Prescription Abuse !

We are now perilously close to the last of our antibiotics being effective against infections that pose a threat to life.  We are warned that there is a real chance that within a few years we may have to abandon common medical procedures such as joint replacement, Caesarean births and many cancer treatments because they are simply too dangerous.  The prospect of a skin scratch in the garden resulting in a lingering death is becoming a reality.

For a long time our hospitals have been haunted by what is called " Golden Staph ", an infection that is resistant to all but the few remaining antibiotics that have the power to bring it under control.  These are carefully rationed, but now a new version of this " Staph "  is on the move and gaining immunity over the last treatments offered.

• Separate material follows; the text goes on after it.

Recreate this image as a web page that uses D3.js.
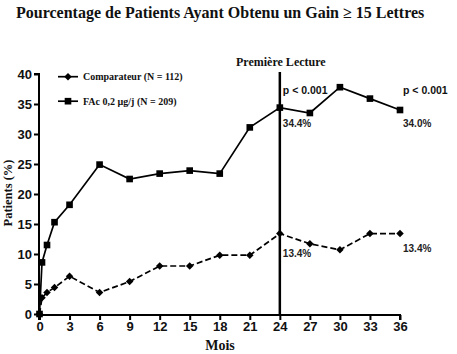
<!DOCTYPE html>
<html><head><meta charset="utf-8">
<script src="https://cdn.jsdelivr.net/npm/d3@7"></script>
<style>body{margin:0;background:#fff}svg{display:block}</style>
</head><body>
<svg id="c" width="457" height="354"></svg>
<script>
const months = [0, 0.25, 0.75, 1.5, 3, 6, 9, 12, 15, 18, 21, 24, 27, 30, 33, 36];
const comparateur = [0, 2.7, 3.6, 4.4, 6.3, 3.6, 5.4, 8.0, 8.0, 9.8, 9.8, 13.4, 11.7, 10.7, 13.4, 13.4];
const fac = [0, 8.6, 11.5, 15.3, 18.2, 24.9, 22.5, 23.4, 23.9, 23.4, 31.1, 34.4, 33.5, 37.8, 35.9, 34.0];
const xTicks = [0, 3, 6, 9, 12, 15, 18, 21, 24, 27, 30, 33, 36];
const yTicks = [0, 5, 10, 15, 20, 25, 30, 35, 40];
const seriesNames = ["Comparateur (N = 112)", "FAc 0,2 \u00b5g/j (N = 209)"];
const firstReading = 24;
const annotations = [
  {m: 24, v: 34.4, dy: 19, text: "34.4%"}, {m: 36, v: 34.0, dy: 17, text: "34.0%"},
  {m: 24, v: 13.4, dy: 23, text: "13.4%"}, {m: 36, v: 13.4, dy: 18, text: "13.4%"}
];
const pLabels = [{m: 24, text: "p < 0.001"}, {m: 36, text: "p < 0.001"}];

const svg = d3.select("#c");
const x = d3.scaleLinear().domain([0, 36]).range([39.5, 400]);
const y = d3.scaleLinear().domain([0, 40]).range([314, 74]);
const serif = "'Liberation Serif','Times New Roman',serif";
const sans = "'Liberation Sans',Arial,sans-serif";

svg.append("text").attr("x", 16).attr("y", 18).attr("font-family", serif)
  .attr("font-weight", "bold").attr("font-size", 16).attr("fill", "#111")
  .text("Pourcentage de Patients Ayant Obtenu un Gain \u2265 15 Lettres");

// axes
const yAxis = svg.append("g").attr("transform", "translate(39,0)")
  .call(d3.axisLeft(y).tickValues(yTicks).tickSize(5).tickPadding(2).tickFormat(d3.format("d")));
const xAxis = svg.append("g").attr("transform", "translate(0,315)")
  .call(d3.axisBottom(x).tickValues(xTicks).tickSize(5).tickPadding(2).tickFormat(d3.format("d")));
[yAxis, xAxis].forEach(g => {
  g.select(".domain").attr("stroke", "#000").attr("stroke-width", 2);
  g.selectAll(".tick line").attr("stroke", "#000").attr("stroke-width", 2);
  g.selectAll(".tick text").attr("font-family", sans).attr("font-weight", "bold")
    .attr("font-size", 13).attr("fill", "#111");
});
yAxis.select(".domain").attr("d", `M-5,${y(40)}H0V${y(0)+1}`);
xAxis.select(".domain").attr("d", `M${x(0)-0.5},5V0H${x(36)}V5`);

svg.append("text").attr("transform", `translate(12,193) rotate(-90)`)
  .attr("text-anchor", "middle").attr("font-family", serif).attr("font-weight", "bold")
  .attr("font-size", 12.5).attr("fill", "#111").text("Patients (%)");
svg.append("text").attr("x", 220).attr("y", 350).attr("text-anchor", "middle")
  .attr("font-family", serif).attr("font-weight", "bold").attr("font-size", 14)
  .attr("fill", "#111").text("Mois");

// first reading line
svg.append("line").attr("x1", x(firstReading)).attr("x2", x(firstReading))
  .attr("y1", 72).attr("y2", y(0)).attr("stroke", "#000").attr("stroke-width", 2.5);
svg.append("text").attr("x", x(firstReading)+1).attr("y", 66).attr("text-anchor", "middle")
  .attr("font-family", serif).attr("font-weight", "bold").attr("font-size", 12)
  .attr("fill", "#111").text("Premi\u00e8re Lecture");

const line = d3.line().x((d, i) => x(months[i])).y(d => y(d));
svg.append("path").datum(comparateur).attr("d", line).attr("fill", "none")
  .attr("stroke", "#000").attr("stroke-width", 1.7).attr("stroke-dasharray", "6,3");
svg.append("path").datum(fac).attr("d", line).attr("fill", "none")
  .attr("stroke", "#000").attr("stroke-width", 1.7);

const diamond = d3.symbol().type(d3.symbolSquare).size(28);
svg.selectAll(".dm").data(comparateur).join("path")
  .attr("d", diamond).attr("fill", "#000")
  .attr("transform", (d, i) => `translate(${x(months[i])},${y(d)}) rotate(45)`);
const sq = d3.symbol().type(d3.symbolSquare).size(44);
svg.selectAll(".sq").data(fac).join("path")
  .attr("d", sq).attr("fill", "#000")
  .attr("transform", (d, i) => `translate(${x(months[i])},${y(d)})`);

// legend
const lg = svg.append("g");
[0, 1].forEach(i => {
  const ly = 76.7 + i * 24.5;
  lg.append("line").attr("x1", 58).attr("x2", 78).attr("y1", ly).attr("y2", ly)
    .attr("stroke", "#000").attr("stroke-width", 1.7);
  lg.append("path").attr("d", i === 0 ? diamond : sq).attr("fill", "#000")
    .attr("transform", `translate(68,${ly})` + (i === 0 ? " rotate(45)" : ""));
  lg.append("text").attr("x", 83).attr("y", ly + 3.5).attr("font-family", serif)
    .attr("font-weight", "bold").attr("font-size", 10).attr("fill", "#111").text(seriesNames[i]);
});

svg.selectAll(".ann").data(annotations).join("text")
  .attr("x", d => x(d.m) + 3).attr("y", d => y(d.v) + d.dy)
  .attr("font-family", sans).attr("font-weight", "bold").attr("font-size", 10)
  .attr("fill", "#222").text(d => d.text);
svg.selectAll(".pl").data(pLabels).join("text")
  .attr("x", d => x(d.m) + 3).attr("y", 94)
  .attr("font-family", sans).attr("font-weight", "bold").attr("font-size", 10.5)
  .attr("fill", "#111").text(d => d.text);
</script>
</body></html>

What is killing off our antibiotic defence is simply overuse !   When antibiotics were first developed they were considered a " wonder drug " and patients thought they could cure anything - and everything.   There was pressure on doctors to prescribe them, and many did for the range of common viruses which do not respond to antibiotics.

Even worse, many people did not complete the course and stopped taking them as soon as they felt a little better.   This allowed the surviving bugs a chance to gain immunity to the drug and slowly but surely that immunity is killing off the effect that antibiotics have as a means of disease control.

The National Centre for Antimicrobial Stewardship has sounded a warning that there is a defect in our system of prescription control.  Many prescriptions for antibiotics have a twelve months expiry period and it is common for patients to resume use of this drug when symptoms of their ailment reappear.  Sometimes they will self diagnose another illness as having a need for antibiotics and with that prescription still current they can obtain fresh supplies without the need to see a doctor.

The recommendation is for a limit on the use of repeat prescriptions for antibiotics.  As well as a ban on repeat prescriptions, it is suggested that the initial prescription have an expiry of between two weeks and three months, depending on the particular reason it is issued.   It is vitally important that the casual use of antibiotics be brought under control.

The Royal Australian College of General Practitioners  supports this idea of new date limits on prescriptions and it awaits the legislation needed to bring it into effect.  Unfortunately, even that may not fully resolve the problem.  Antibiotics are widely used in agriculture and it seems that the immunity genie is out of the bottle - and free of containment.

We are facing a risk as severe as our wonderful age of enlightened medicine going back to the " dark ages ".   Without antibiotics, microbial resistance may become the worlds greatest cause of death - eliminating ten million people a year.